• WHAT YOU NEED TO DO: Skip all pictures, then copy the lines from the start of the data through the line with "(0,0) rectangle (1298,1829);", keeping both ends.

• STORED DATA:

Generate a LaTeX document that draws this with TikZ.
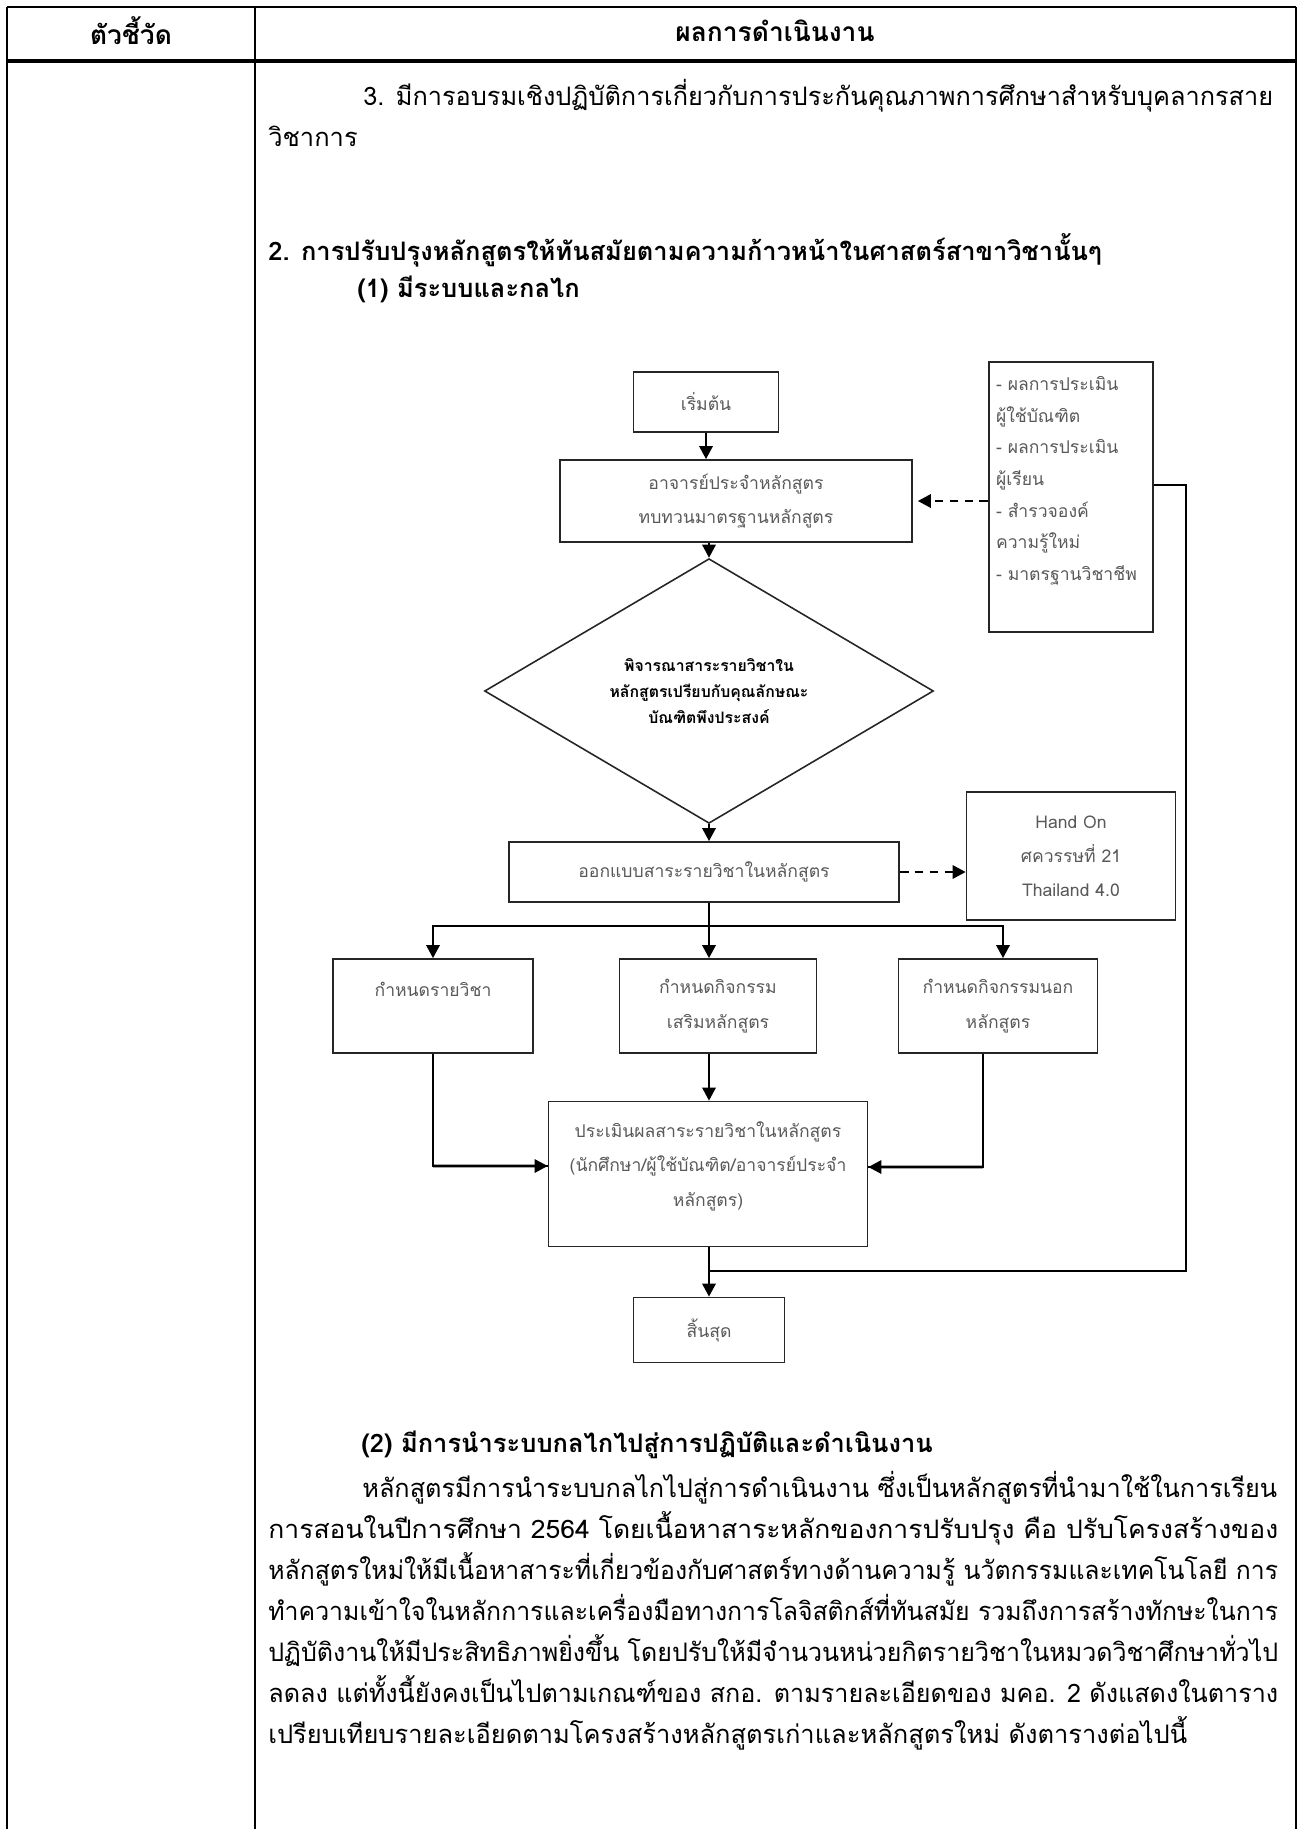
\documentclass[tikz,border=0pt]{standalone}
\usepackage{fontspec}
\setmainfont{Loma}[Script=Thai]
\usepackage{graphicx}
\usepackage{tikz}
\usetikzlibrary{arrows.meta, positioning, shapes.geometric}
\newcommand{\fillline}[2]{\resizebox{#1}{\height}{#2}}
\tikzset{
    tablerule/.style={
        draw=black,
        line width=1.3pt
    },
    headrule/.style={
        draw=black,
        line width=2pt
    },
    bodytext/.style={
        anchor=base west,
        inner sep=0pt,
        text=black,
        font=\fontsize{14.5}{18}\selectfont
    },
    headtext/.style={
        bodytext,
        font=\fontsize{14.5}{18}\selectfont\bfseries
    },
    titletext/.style={
        anchor=center,
        inner sep=0pt,
        font=\fontsize{15}{18}\selectfont\bfseries
    },
    flowbox/.style={
        rectangle,
        draw=black!85,
        line width=0.9pt,
        fill=white,
        align=center,
        inner sep=0pt,
        text=black!65,
        font=\fontsize{10}{19.5}\selectfont
    },
    notebox/.style={
        flowbox,
        align=left,
        font=\fontsize{10}{18}\selectfont
    },
    decision/.style={
        diamond,
        draw=black!85,
        line width=0.9pt,
        align=center,
        inner sep=0pt,
        text=black,
        font=\fontsize{9}{15}\selectfont\bfseries
    },
    wire/.style={
        draw=black,
        line width=1.6pt,
        -{Triangle[length=7.5pt,width=7.5pt]}
    },
    link/.style={
        draw=black,
        line width=1.2pt
    },
    dashwire/.style={
        draw=black,
        line width=1.6pt,
        dash pattern=on 5pt off 3.5pt,
        -{Triangle[length=7.5pt,width=7.5pt]}
    }
}

\begin{document}
\begin{tikzpicture}[x=0.02cm, y=-0.02cm]
\useasboundingbox (0,0) rectangle (1298,1829);

% Table frame
\coordinate (tl) at (7,7);
\coordinate (tr) at (1296,7);
\coordinate (bl) at (7,1829);
\coordinate (br) at (1296,1829);
\coordinate (colsep) at (255,7);
\draw[tablerule] (tl) -- (tr);
\draw[headrule] (7,61) -- (1296,61);
\draw[tablerule] (tl) -- (bl);
\draw[tablerule] (colsep) -- (colsep |- bl);
\draw[tablerule] (tr) -- (br);

\node[titletext] (colA) at (131,31) {ตัวชี้วัด};
\node[titletext] (colB) at (775,31) {ผลการดำเนินงาน};

% Text above the chart
\node[bodytext] (p3a) at (363,105) {\fillline{18.2cm}{3. มีการอบรมเชิงปฏิบัติการเกี่ยวกับการประกันคุณภาพการศึกษาสำหรับบุคลากรสาย}};
\node[bodytext] (p3b) at (268,146) {วิชาการ};
\node[headtext] (sec2) at (268,260) {2. การปรับปรุงหลักสูตรให้ทันสมัยตามความก้าวหน้าในศาสตร์สาขาวิชานั้นๆ};
\node[headtext] (sub1) at (357,297) {(1) มีระบบและกลไก};

% Flowchart
\node[flowbox, minimum width=2.9cm, minimum height=1.2cm] (start) at (706,402) {เริ่มต้น};
\node[flowbox, minimum width=7.04cm, minimum height=1.64cm] (review) at (736,501) {อาจารย์ประจำหลักสูตร\\ทบทวนมาตรฐานหลักสูตร};
\node[notebox, minimum width=3.28cm, minimum height=5.4cm] (inputs) at (1071,497) {\parbox[c][4.82cm][t]{3.0cm}{\raggedright - ผลการประเมิน\\ผู้ใช้บัณฑิต\\- ผลการประเมิน\\ผู้เรียน\\- สำรวจองค์\\ความรู้ใหม่\\- มาตรฐานวิชาชีพ}};
\node[decision, minimum width=8.98cm, minimum height=3.98cm] (decide) at (709,691) {พิจารณาสาระรายวิชาใน\\หลักสูตรเปรียบกับคุณลักษณะ\\บัณฑิตพึงประสงค์};
\node[flowbox, minimum width=7.8cm, minimum height=1.2cm] (design) at (704,872) {ออกแบบสาระรายวิชาในหลักสูตร};
\node[flowbox, minimum width=4.18cm, minimum height=2.56cm] (trends) at (1071,856) {Hand On\\ศควรรษที่ 21\\Thailand 4.0};

\node[flowbox, minimum width=4.0cm, minimum height=1.88cm] (subj) at (433,1006) {กำหนดรายวิชา\\~};
\node[flowbox, minimum width=3.94cm, minimum height=1.88cm] (extra) at (718,1006) {กำหนดกิจกรรม\\เสริมหลักสูตร};
\node[flowbox, minimum width=3.98cm, minimum height=1.88cm] (outer) at (998,1006) {กำหนดกิจกรรมนอก\\หลักสูตร};

\node[flowbox, minimum width=6.38cm, minimum height=2.9cm] (evalbox) at (708,1174) {ประเมินผลสาระรายวิชาในหลักสูตร\\(นักศึกษา/ผู้ใช้บัณฑิต/อาจารย์ประจำ\\หลักสูตร)\\[-8pt]~};
\node[flowbox, minimum width=3.02cm, minimum height=1.3cm] (stop) at (709,1330) {สิ้นสุด};

\coordinate (fork) at (709,926);
\coordinate (loop) at (1186,1271);

\draw[wire] (start) -- (review.north -| start);
\draw[wire] (decide.north |- review.south) -- (decide.north);
\draw[wire] (decide.south) -- (decide.south |- design.north);
\draw[dashwire, shorten >=0.1cm] (inputs.west |- review.east) -- (review.east);
\draw[dashwire] (design.east) -- (design.east -| trends.west);

% Branches
\draw[wire, -] (design.south -| fork) -- (fork);
\draw[wire] (fork) -| (subj.north);
\draw[wire] (fork) -| ([xshift=0.1cm]outer.north);
\draw[wire] (fork) -- (fork |- extra.north);
\draw[wire] (fork |- extra.south) -- (fork |- evalbox.north);
\draw[link] (subj.south) |- ([yshift=0.16cm]evalbox.west);
\draw[wire, shorten >=0pt] (subj.south |- evalbox.west) ++(0,-8) -- ([yshift=0.16cm]evalbox.west);
\draw[link] ([xshift=-0.3cm]outer.south) |- ([yshift=0.14cm]evalbox.east);
\draw[wire] ([xshift=-0.3cm]outer.south |- evalbox.east) ++(0,-7) -- ([yshift=0.14cm]evalbox.east);
\draw[wire] (evalbox.south -| fork) -- (fork |- stop.north);

% Feedback
\draw[link] ([yshift=0.24cm]inputs.east) -| (loop) -- (loop -| fork);

% Text below the chart
\node[headtext] (sub2) at (361,1452) {(2) มีการนำระบบกลไกไปสู่การปฏิบัติและดำเนินงาน};
\node[bodytext] (l1) at (362,1497) {\fillline{18.3cm}{หลักสูตรมีการนำระบบกลไกไปสู่การดำเนินงาน ซึ่งเป็นหลักสูตรที่นำมาใช้ในการเรียน}};
\node[bodytext] (l2) at (268,1538) {\fillline{20.2cm}{การสอนในปีการศึกษา 2564 โดยเนื้อหาสาระหลักของการปรับปรุง คือ ปรับโครงสร้างของ}};
\node[bodytext] (l3) at (268,1579) {\fillline{20.2cm}{หลักสูตรใหม่ให้มีเนื้อหาสาระที่เกี่ยวข้องกับศาสตร์ทางด้านความรู้ นวัตกรรมและเทคโนโลยี การ}};
\node[bodytext] (l4) at (268,1620) {\fillline{20.2cm}{ทำความเข้าใจในหลักการและเครื่องมือทางการโลจิสติกส์ที่ทันสมัย รวมถึงการสร้างทักษะในการ}};
\node[bodytext] (l5) at (268,1661) {\fillline{20.2cm}{ปฏิบัติงานให้มีประสิทธิภาพยิ่งขึ้น โดยปรับให้มีจำนวนหน่วยกิตรายวิชาในหมวดวิชาศึกษาทั่วไป}};
\node[bodytext] (l6) at (268,1702) {\fillline{20.2cm}{ลดลง แต่ทั้งนี้ยังคงเป็นไปตามเกณฑ์ของ สกอ. ตามรายละเอียดของ มคอ. 2 ดังแสดงในตาราง}};
\node[bodytext] (l7) at (268,1743) {เปรียบเทียบรายละเอียดตามโครงสร้างหลักสูตรเก่าและหลักสูตรใหม่ ดังตารางต่อไปนี้};

\end{tikzpicture}
\end{document}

• RESULT OF THIS EXERCISE:
Generate a LaTeX document that draws this with TikZ.
\documentclass[tikz,border=0pt]{standalone}
\usepackage{fontspec}
\setmainfont{Loma}[Script=Thai]
\usepackage{graphicx}
\usepackage{tikz}
\usetikzlibrary{arrows.meta, positioning, shapes.geometric}
\newcommand{\fillline}[2]{\resizebox{#1}{\height}{#2}}
\tikzset{
    tablerule/.style={
        draw=black,
        line width=1.3pt
    },
    headrule/.style={
        draw=black,
        line width=2pt
    },
    bodytext/.style={
        anchor=base west,
        inner sep=0pt,
        text=black,
        font=\fontsize{14.5}{18}\selectfont
    },
    headtext/.style={
        bodytext,
        font=\fontsize{14.5}{18}\selectfont\bfseries
    },
    titletext/.style={
        anchor=center,
        inner sep=0pt,
        font=\fontsize{15}{18}\selectfont\bfseries
    },
    flowbox/.style={
        rectangle,
        draw=black!85,
        line width=0.9pt,
        fill=white,
        align=center,
        inner sep=0pt,
        text=black!65,
        font=\fontsize{10}{19.5}\selectfont
    },
    notebox/.style={
        flowbox,
        align=left,
        font=\fontsize{10}{18}\selectfont
    },
    decision/.style={
        diamond,
        draw=black!85,
        line width=0.9pt,
        align=center,
        inner sep=0pt,
        text=black,
        font=\fontsize{9}{15}\selectfont\bfseries
    },
    wire/.style={
        draw=black,
        line width=1.6pt,
        -{Triangle[length=7.5pt,width=7.5pt]}
    },
    link/.style={
        draw=black,
        line width=1.2pt
    },
    dashwire/.style={
        draw=black,
        line width=1.6pt,
        dash pattern=on 5pt off 3.5pt,
        -{Triangle[length=7.5pt,width=7.5pt]}
    }
}

\begin{document}
\begin{tikzpicture}[x=0.02cm, y=-0.02cm]
\useasboundingbox (0,0) rectangle (1298,1829);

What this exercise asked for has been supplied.